*** Information shown

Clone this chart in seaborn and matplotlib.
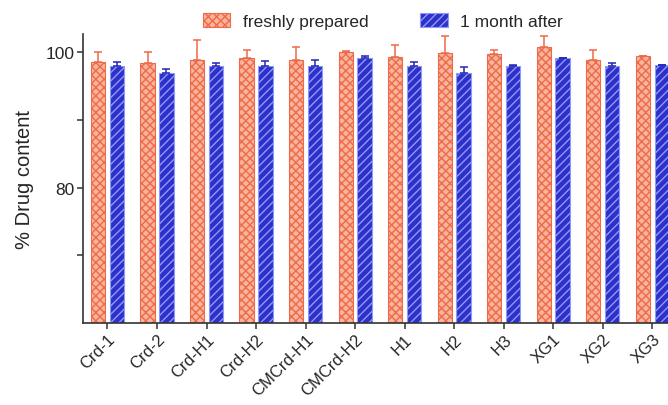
import matplotlib
matplotlib.use("Agg")
import matplotlib.pyplot as plt
import seaborn as sns
import pandas as pd
import numpy as np
from matplotlib.patches import Patch

formulations = ["Crd-1", "Crd-2", "Crd-H1", "Crd-H2", "CMCrd-H1", "CMCrd-H2",
                "H1", "H2", "H3", "XG1", "XG2", "XG3"]
fresh_mean = [98.6, 98.4, 98.9, 99.1, 98.9, 100.1, 99.25, 99.9, 99.75, 100.85, 98.9, 99.4]
fresh_err = [1.4, 1.6, 2.85, 1.3, 1.85, 0.1, 1.85, 2.5, 0.65, 1.55, 1.5, 0.1]
month_mean = [98.0, 97.0, 98.0, 98.0, 98.0, 99.1, 98.0, 97.0, 98.0, 99.1, 98.0, 98.1]
month_err = [0.5, 0.5, 0.4, 0.75, 0.9, 0.4, 0.6, 0.85, 0.05, 0.1, 0.4, 0.05]
series = ["freshly prepared", "1 month after"]

df = pd.DataFrame({
    "formulation": formulations * 2,
    "content": fresh_mean + month_mean,
    "time": [series[0]] * len(formulations) + [series[1]] * len(formulations),
})

sns.set_style("ticks")
plt.rcParams["font.family"] = ["Liberation Sans", "DejaVu Sans"]
plt.rcParams["hatch.linewidth"] = 1.0

orange_face, orange_edge = "#f8b49c", "#ee6a48"
blue_face, blue_edge = "#2f2fcc", "#8c9cf2"

fig = plt.figure(figsize=(6.68, 4.06), dpi=100)
ax = fig.add_axes([0.1238, 0.202, 0.8897, 0.7118])

sns.barplot(data=df, x="formulation", y="content", hue="time",
            palette=[orange_face, blue_face], width=0.76, gap=0.24,
            legend=False, ax=ax)

styles = [(orange_face, orange_edge, "xxxx", "#ee6a48"),
          (blue_face, blue_edge, "////", "#2424b8")]
errs = [fresh_err, month_err]
means = [fresh_mean, month_mean]
for cont, (fc, ec, hatch, errc), err, mean in zip(ax.containers, styles, errs, means):
    xs = []
    for bar in cont:
        bar.set_facecolor(fc)
        bar.set_edgecolor(ec)
        bar.set_hatch(hatch)
        bar.set_linewidth(0.8)
        xs.append(bar.get_x() + bar.get_width() / 2)
    ax.errorbar(xs, mean, yerr=[np.zeros(len(err)), err], fmt="none",
                ecolor=errc, elinewidth=1.1, capsize=2.9, capthick=1.1)

ax.set_ylim(60, 102.7)
ax.set_xlim(-0.5, len(formulations) - 0.5)
ax.set_yticks([80, 100])
ax.set_yticks([70, 90], minor=True)
ax.tick_params(axis="y", which="both", length=4.5, width=1.1, color="#333333",
               labelsize=12.5, pad=1.5)
ax.tick_params(axis="x", length=4, width=1.1, color="#333333", labelsize=12, pad=2)
plt.setp(ax.get_xticklabels(), rotation=45, ha="right", rotation_mode="anchor")

ax.set_xlabel("")
ax.set_ylabel("% Drug content", fontsize=14.5, labelpad=8)
for side in ["top", "right"]:
    ax.spines[side].set_visible(False)
for side in ["left", "bottom"]:
    ax.spines[side].set_color("#333333")
    ax.spines[side].set_linewidth(1.2)

handles = [Patch(facecolor=fc, edgecolor=ec, hatch=h, linewidth=0.8, label=s)
           for (fc, ec, h, _), s in zip(styles, series)]
fig.legend(handles=handles, loc="center", bbox_to_anchor=(0.573, 0.946), ncol=2,
           frameon=False, fontsize=12.5, handlelength=1.6, handleheight=0.9,
           handletextpad=0.7, columnspacing=3.0)

fig.savefig("out.png", dpi=100)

******

§ Exercise goal
Scan the material line by line and report each one that contains "seaborn".

§ Answer to this problem
Clone this chart in seaborn and matplotlib.
import seaborn as sns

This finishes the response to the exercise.